How prove this diophantine equation $x^2+y^2+z^3=n$ always have integer solution
Solution 1:
My friend put this as an MAA Monthly problem, years ago. The comparison is that there are infinitely many numbers that have no expression as $x^2 + y^2 + z^9.$ This simple result defeated an existing conjecture; we sent it early to Robert C. Vaughan, so it made it into the second edition of his book The Hardy-Littlewood Method. It is likely that every number can be written as $x^2 + y^2 + z^5,$ but not certain.
See http://zakuski.utsa.edu/~jagy/Elkies_Kap.pdf
and related items at http://zakuski.utsa.edu/~jagy/inhom.html
Solution 2:
Here’s a proof using a solution I found here.
Write $n$ in the form $8^m\cdot s$, for an integer $m\ge0$ and with $s$ not divisible by $8$. This can always be done. Note that an integer $s$ that is not a multiple of $8$ can be written in one of the following three forms: $2k+1$ (if $s$ is odd), $4k+2$ (if $s$ is even, but not a multiple of $4$), or $8k+4$ (if $s$ is even and a multiple of $4$).

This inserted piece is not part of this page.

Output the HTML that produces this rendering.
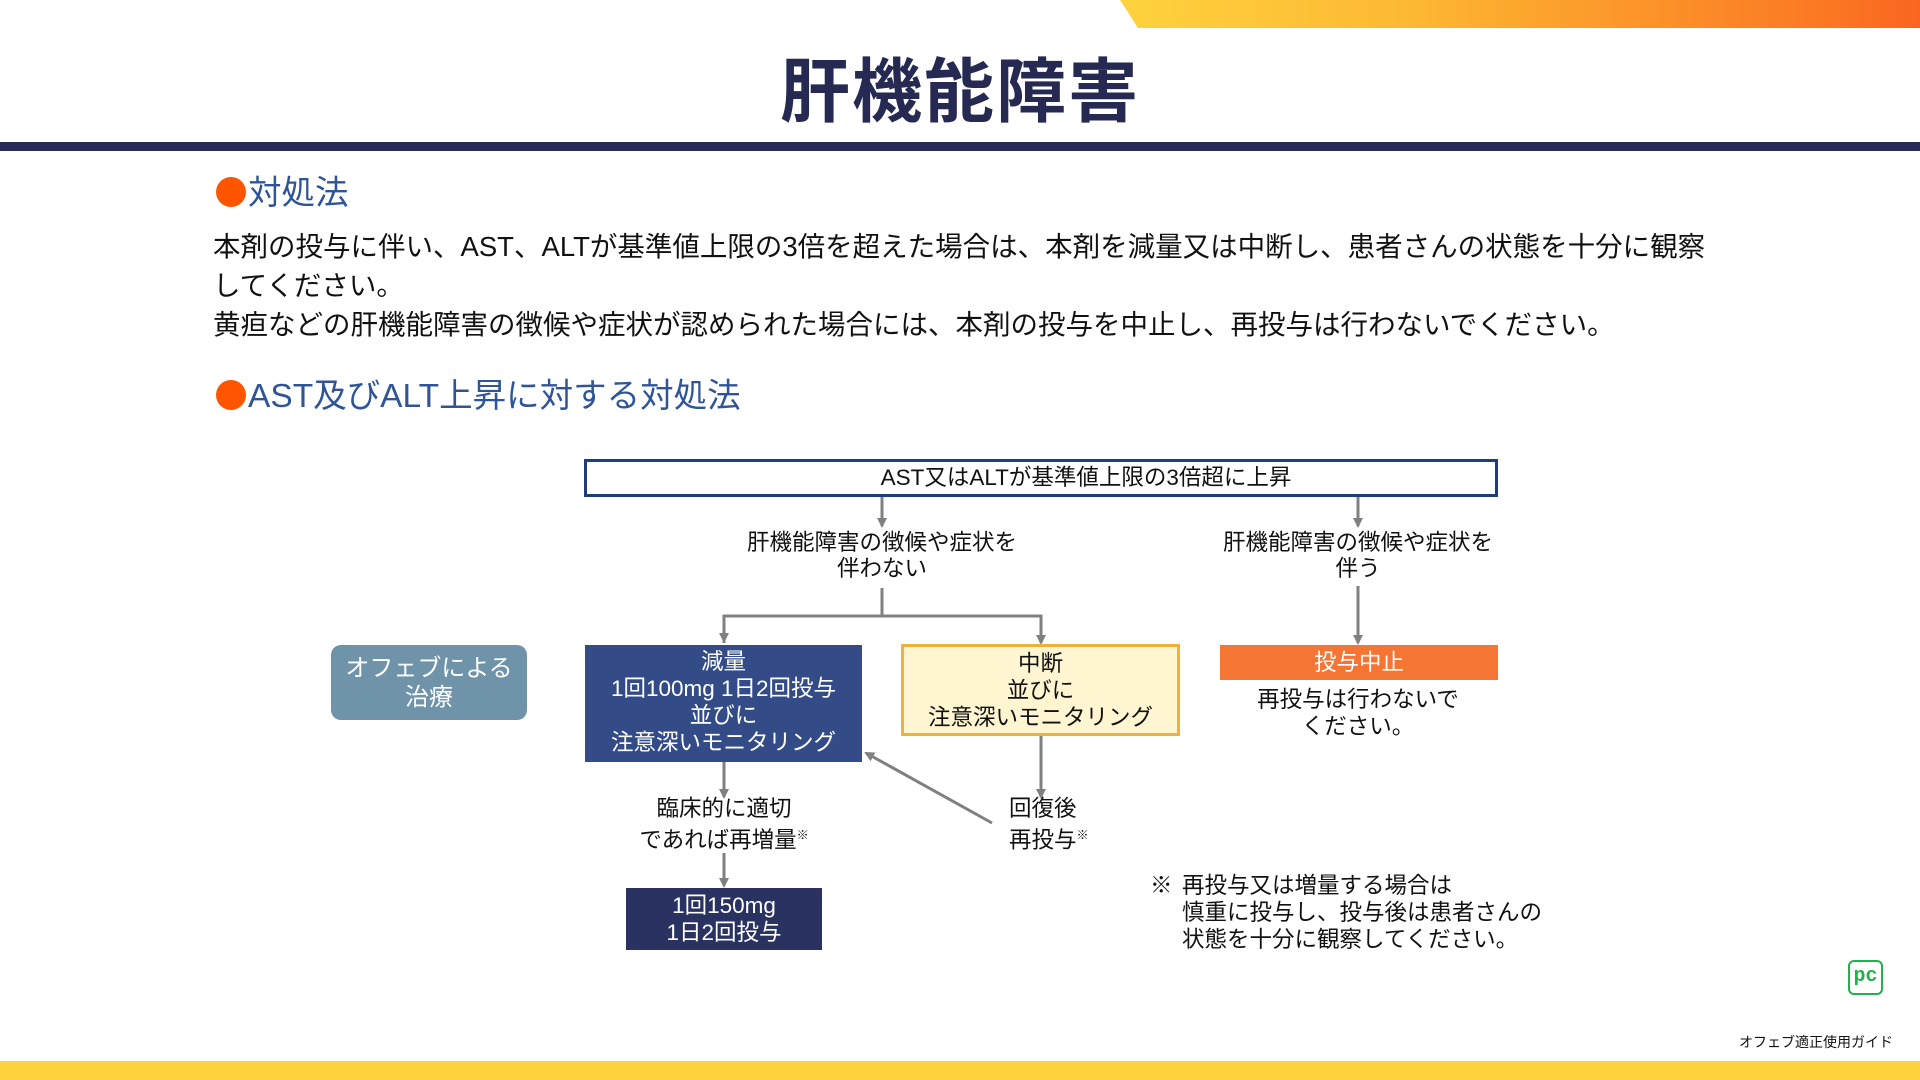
<!DOCTYPE html>
<html><head><meta charset="utf-8">
<style>
*{margin:0;padding:0;box-sizing:border-box}
body{width:1920px;height:1080px;position:relative;background:#fff;overflow:hidden;font-family:"Liberation Sans","Noto Sans CJK JP",sans-serif;color:#111}
.a{position:absolute}
.c{text-align:center;white-space:nowrap}
.t{font-size:22.5px;line-height:26px}
.b{display:inline-block;width:30px;height:30px;border-radius:50%;background:#ff5500;vertical-align:-3px;margin-right:2px}
</style></head><body>
<div class="a" style="left:1120px;top:0;width:800px;height:28px;background:linear-gradient(90deg,#fed23e,#fdb933 35%,#fb7c24 85%,#fa6620);clip-path:polygon(0 0,100% 0,100% 100%,18px 100%)"></div>
<div class="a c" style="left:0;width:1920px;top:48px;font-size:70px;line-height:88px;font-weight:bold;color:#262a52;letter-spacing:2px">肝機能障害</div>
<div class="a" style="left:0;top:142px;width:1920px;height:9px;background:#262a56"></div>

<div class="a" style="left:216px;top:173px;font-size:33.5px;line-height:42px;color:#2f5597;white-space:nowrap"><span class="b"></span>対処法</div>
<div class="a" style="left:213px;top:227px;font-size:27.5px;line-height:39px;color:#111;white-space:nowrap">本剤の投与に伴い、AST、ALTが基準値上限の3倍を超えた場合は、本剤を減量又は中断し、患者さんの状態を十分に観察<br>してください。<br>黄疸などの肝機能障害の徴候や症状が認められた場合には、本剤の投与を中止し、再投与は行わないでください。</div>
<div class="a" style="left:216px;top:376px;font-size:33.5px;line-height:42px;color:#2f5597;white-space:nowrap"><span class="b"></span>AST及びALT上昇に対する対処法</div>

<svg class="a" style="left:0;top:0" width="1920" height="1080">
<defs><marker id="ar" markerWidth="10" markerHeight="10" refX="8" refY="5" orient="auto" markerUnits="userSpaceOnUse"><path d="M0,0 L10,5 L0,10 z" fill="#808080"/></marker></defs>
<g stroke="#808080" stroke-width="3" fill="none">
<line x1="882" y1="496" x2="882" y2="526" marker-end="url(#ar)"/>
<line x1="1358" y1="496" x2="1358" y2="526" marker-end="url(#ar)"/>
<line x1="882" y1="588" x2="882" y2="616"/>
<polyline points="724,643 724,616 1041,616 1041,643" marker-end="url(#ar)"/>
<line x1="724" y1="616" x2="724" y2="641" marker-end="url(#ar)"/>
<line x1="1358" y1="586" x2="1358" y2="643" marker-end="url(#ar)"/>
<line x1="724" y1="762" x2="724" y2="797" marker-end="url(#ar)"/>
<line x1="724" y1="853" x2="724" y2="886" marker-end="url(#ar)"/>
<line x1="1041" y1="736" x2="1041" y2="797" marker-end="url(#ar)"/>
<line x1="992" y1="823" x2="866" y2="753" marker-end="url(#ar)"/>
</g>
</svg>

<div class="a c" style="left:584px;top:459px;width:914px;height:38px;border:3px solid #1f3d7a;font-size:22.5px;line-height:32px;padding-left:90px">AST又はALTが基準値上限の3倍超に上昇</div>
<div class="a c t" style="left:732px;width:300px;top:530px">肝機能障害の徴候や症状を<br>伴わない</div>
<div class="a c t" style="left:1208px;width:300px;top:530px">肝機能障害の徴候や症状を<br>伴う</div>

<div class="a c" style="left:331px;top:645px;width:196px;height:75px;background:#6f93a8;border-radius:10px;color:#fff;font-size:24px;line-height:29px;padding-top:9px">オフェブによる<br>治療</div>
<div class="a c t" style="left:585px;top:645px;width:277px;height:117px;background:#334c88;color:#fff;padding-top:3px;line-height:27px">減量<br>1回100mg 1日2回投与<br>並びに<br>注意深いモニタリング</div>
<div class="a c t" style="left:901px;top:644px;width:279px;height:92px;background:#fff5d1;border:3px solid #f2b134;padding-top:3px;line-height:27px">中断<br>並びに<br>注意深いモニタリング</div>
<div class="a c" style="left:1220px;top:645px;width:278px;height:35px;background:#f47534;color:#fff;font-size:22.5px;line-height:35px">投与中止</div>
<div class="a c t" style="left:1208px;width:300px;top:686px;line-height:27px">再投与は行わないで<br>ください。</div>

<div class="a c t" style="left:574px;width:300px;top:796px">臨床的に適切<br>であれば再増量<sup style="font-size:12px">※</sup></div>
<div class="a t" style="left:1009px;top:796px;white-space:nowrap">回復後<br>再投与<sup style="font-size:12px">※</sup></div>
<div class="a c" style="left:626px;top:888px;width:196px;height:62px;background:#2a3261;color:#fff;font-size:22.5px;line-height:27px;padding-top:4px">1回150mg<br>1日2回投与</div>

<div class="a t" style="left:1150px;top:872px;line-height:27px">※</div>
<div class="a t" style="left:1182px;top:872px;line-height:27px;white-space:nowrap">再投与又は増量する場合は<br>慎重に投与し、投与後は患者さんの<br>状態を十分に観察してください。</div>

<div class="a" style="left:1848px;top:960px;width:35px;height:35px;border:2px solid #22b24c;border-radius:6px;color:#22b24c;font-weight:bold;font-size:20px;line-height:30px;text-align:center;font-family:'Liberation Mono',monospace">pc</div>
<div class="a" style="right:27px;top:1033px;font-size:14px;line-height:18px;color:#111">オフェブ適正使用ガイド</div>
<div class="a" style="left:0;top:1061px;width:1920px;height:19px;background:#fdd23a"></div>
</body></html>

First, find an expression for $s$ in the form $a^2+b^2+c^3$ as follows. (I haven’t checked these details.)
If $s=2k+1$, let $a=k^2-k-1$, $b=k^3-3k^2+k$, and $c=-k^2+2k$.
If $s=4k+2$, let $a=2k^3-2k^2-k$, $b=2k^3-4k^2-k+1$, and $c=-2k^2+2k+1$
If $s=8k+4$, let $a=k^2-2k-1$, $b=k^3+k+2$, and $c=-k^2-1$
Now observe that if $s$ is the sum of two squares and a cube, so is $8s$, because $8(a^2+b^2+c^3)=(2a+2b)^2+(2a-2b)^2+(2c)^3$. Inductively, if $s$ is the sum of two squares and a cube, then so is $8^ms$ for any nonnegative integer $m$.
We have already shown that $s$ is the sum of two squares and a cube, so $n=8^ms$ is as well, completing the proof.